⚡ Early vs. Late Restriction

 

⚡ Early vs. Late Restriction in Combinatorial Search

One of the core design strengths of @fizzwiz/fluent is its ability to optimize combinatorial search through early restriction of the search space — a subtle distinction that can have profound performance implications.

🚧 The Problem

Suppose you want to generate all paths of length 3 from the items [0, 1], without repetitions.

In many libraries, you generate all possible paths and then filter out the bad ones. But @fizzwiz/fluent allows you to go one step better: filter the bad paths before they’re ever constructed.


⚙️ The Code

Here’s a side-by-side comparison of early and late restriction:

const 
  // the static version of the `each()` method of the class `Each` provides a `What` of paths rather than an `Each` of arrays
  space = Each.each([0, 1], [0, 1], [0, 1]),

  // ✅ Early restriction: discarding intermediate paths like [0, 0] avoid generation of all its descendant paths like [0, 0, 0]
  earlier = new Search()
    .from(new Path())
      .through(space.which(predicate)),

  // ❌ Late restriction: filter paths after they are generated
  latter = new Search()
    .from(new Path())
      .through(space)
        .which(predicate),

In both versions, the predicate enforces that each path contains no repeated items.

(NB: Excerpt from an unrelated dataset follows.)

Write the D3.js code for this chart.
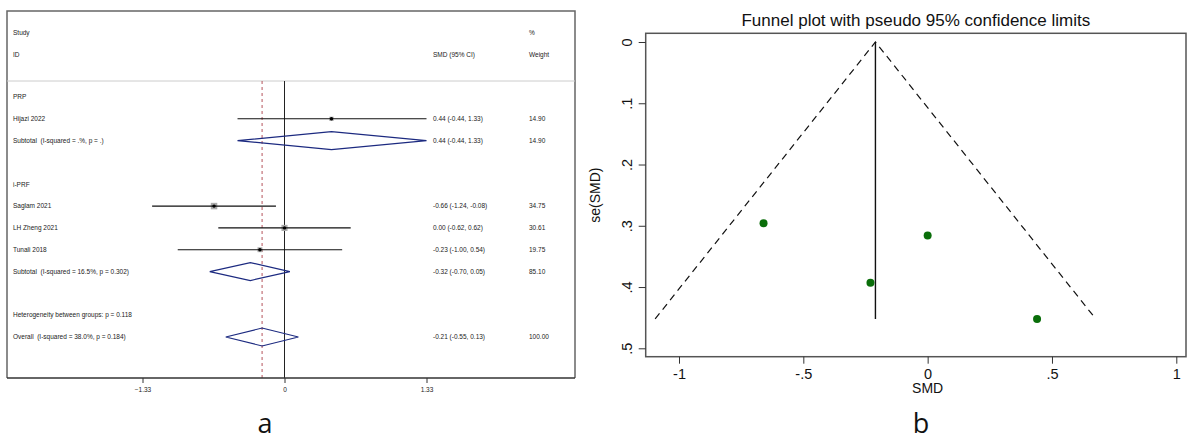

🧪 Same Results, Different Cost

Both strategies produce the same final set of valid paths — but their performance is dramatically different:

⚡ Early restriction prevents the combinatorial explosion of invalid paths.

🐌 Late restriction wastes time building and examining paths that are doomed from the start.

For deep or recursive searches, the difference isn’t just academic — it’s the difference between tractable and impossible.


Thanks for exploring this idea with us.